*REQUIREMENTS*.
In the listing below, count the lines containing the string "matplotlib" and state only the number.

*AVAILABLE DATA*.
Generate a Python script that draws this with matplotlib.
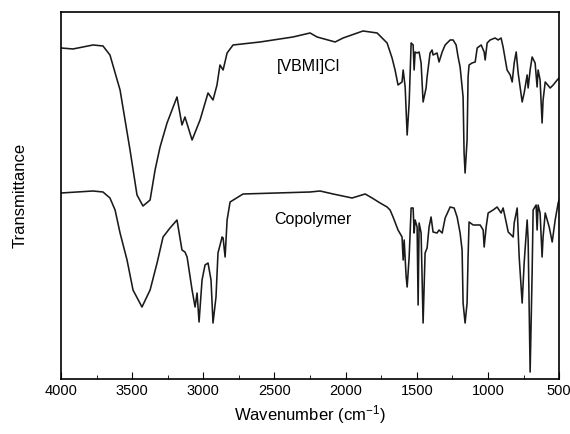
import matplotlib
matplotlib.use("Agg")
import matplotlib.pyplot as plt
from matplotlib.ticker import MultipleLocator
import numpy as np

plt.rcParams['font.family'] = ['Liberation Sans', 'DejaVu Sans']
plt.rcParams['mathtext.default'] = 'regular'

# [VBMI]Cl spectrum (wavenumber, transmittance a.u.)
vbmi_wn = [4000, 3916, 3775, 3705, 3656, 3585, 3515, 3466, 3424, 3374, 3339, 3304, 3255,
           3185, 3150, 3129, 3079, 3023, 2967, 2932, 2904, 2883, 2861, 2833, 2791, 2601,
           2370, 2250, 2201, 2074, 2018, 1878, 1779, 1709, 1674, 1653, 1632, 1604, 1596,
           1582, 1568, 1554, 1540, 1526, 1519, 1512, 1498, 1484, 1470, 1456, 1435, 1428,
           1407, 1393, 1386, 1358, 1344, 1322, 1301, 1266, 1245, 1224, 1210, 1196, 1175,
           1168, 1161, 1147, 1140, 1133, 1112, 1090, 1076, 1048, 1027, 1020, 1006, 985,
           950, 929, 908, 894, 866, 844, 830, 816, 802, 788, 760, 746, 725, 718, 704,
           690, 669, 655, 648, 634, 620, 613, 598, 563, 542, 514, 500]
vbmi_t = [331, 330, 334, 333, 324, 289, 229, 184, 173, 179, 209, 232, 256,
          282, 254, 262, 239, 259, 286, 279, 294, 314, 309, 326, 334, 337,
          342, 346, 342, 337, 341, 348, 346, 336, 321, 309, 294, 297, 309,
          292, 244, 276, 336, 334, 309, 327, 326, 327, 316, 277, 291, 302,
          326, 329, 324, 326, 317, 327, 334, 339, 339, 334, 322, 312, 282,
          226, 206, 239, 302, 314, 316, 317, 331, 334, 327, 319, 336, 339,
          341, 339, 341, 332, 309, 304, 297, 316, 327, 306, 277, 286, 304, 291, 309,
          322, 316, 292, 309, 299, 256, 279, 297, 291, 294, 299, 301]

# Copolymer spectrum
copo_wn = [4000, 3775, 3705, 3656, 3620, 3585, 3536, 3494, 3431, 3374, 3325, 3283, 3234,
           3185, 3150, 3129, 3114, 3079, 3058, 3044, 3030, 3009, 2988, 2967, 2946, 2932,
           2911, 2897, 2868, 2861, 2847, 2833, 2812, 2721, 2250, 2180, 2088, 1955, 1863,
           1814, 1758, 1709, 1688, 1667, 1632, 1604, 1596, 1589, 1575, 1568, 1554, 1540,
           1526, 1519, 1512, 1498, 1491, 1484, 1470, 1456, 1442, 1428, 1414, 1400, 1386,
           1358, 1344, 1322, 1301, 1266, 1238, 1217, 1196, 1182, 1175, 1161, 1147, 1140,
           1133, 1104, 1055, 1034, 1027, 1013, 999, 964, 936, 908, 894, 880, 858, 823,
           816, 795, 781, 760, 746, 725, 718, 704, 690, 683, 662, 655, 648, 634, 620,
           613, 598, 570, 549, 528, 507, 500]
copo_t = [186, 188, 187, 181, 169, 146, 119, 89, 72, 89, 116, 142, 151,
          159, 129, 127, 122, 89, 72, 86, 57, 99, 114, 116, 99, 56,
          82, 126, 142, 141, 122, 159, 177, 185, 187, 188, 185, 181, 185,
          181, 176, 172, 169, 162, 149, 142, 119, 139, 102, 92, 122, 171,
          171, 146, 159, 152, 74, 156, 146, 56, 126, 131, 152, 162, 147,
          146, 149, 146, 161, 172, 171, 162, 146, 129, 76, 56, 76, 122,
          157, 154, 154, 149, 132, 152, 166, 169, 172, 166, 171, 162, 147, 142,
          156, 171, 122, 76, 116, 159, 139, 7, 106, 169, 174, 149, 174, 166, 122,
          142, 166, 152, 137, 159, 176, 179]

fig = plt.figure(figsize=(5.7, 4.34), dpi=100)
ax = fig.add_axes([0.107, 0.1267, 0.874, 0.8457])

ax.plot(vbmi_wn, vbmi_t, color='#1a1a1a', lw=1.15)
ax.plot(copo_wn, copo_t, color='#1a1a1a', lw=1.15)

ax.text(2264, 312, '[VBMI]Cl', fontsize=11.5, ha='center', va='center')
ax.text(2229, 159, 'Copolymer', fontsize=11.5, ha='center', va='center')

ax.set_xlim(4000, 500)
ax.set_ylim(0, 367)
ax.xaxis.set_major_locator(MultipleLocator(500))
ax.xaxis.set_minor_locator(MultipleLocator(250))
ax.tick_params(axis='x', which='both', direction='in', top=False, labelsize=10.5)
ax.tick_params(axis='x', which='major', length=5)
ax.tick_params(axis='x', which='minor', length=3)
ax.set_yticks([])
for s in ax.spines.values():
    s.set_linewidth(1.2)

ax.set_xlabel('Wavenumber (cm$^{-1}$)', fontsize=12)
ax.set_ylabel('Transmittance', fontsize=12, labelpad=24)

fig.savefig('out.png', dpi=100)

*OUTPUT OF THE EXERCISE*.
5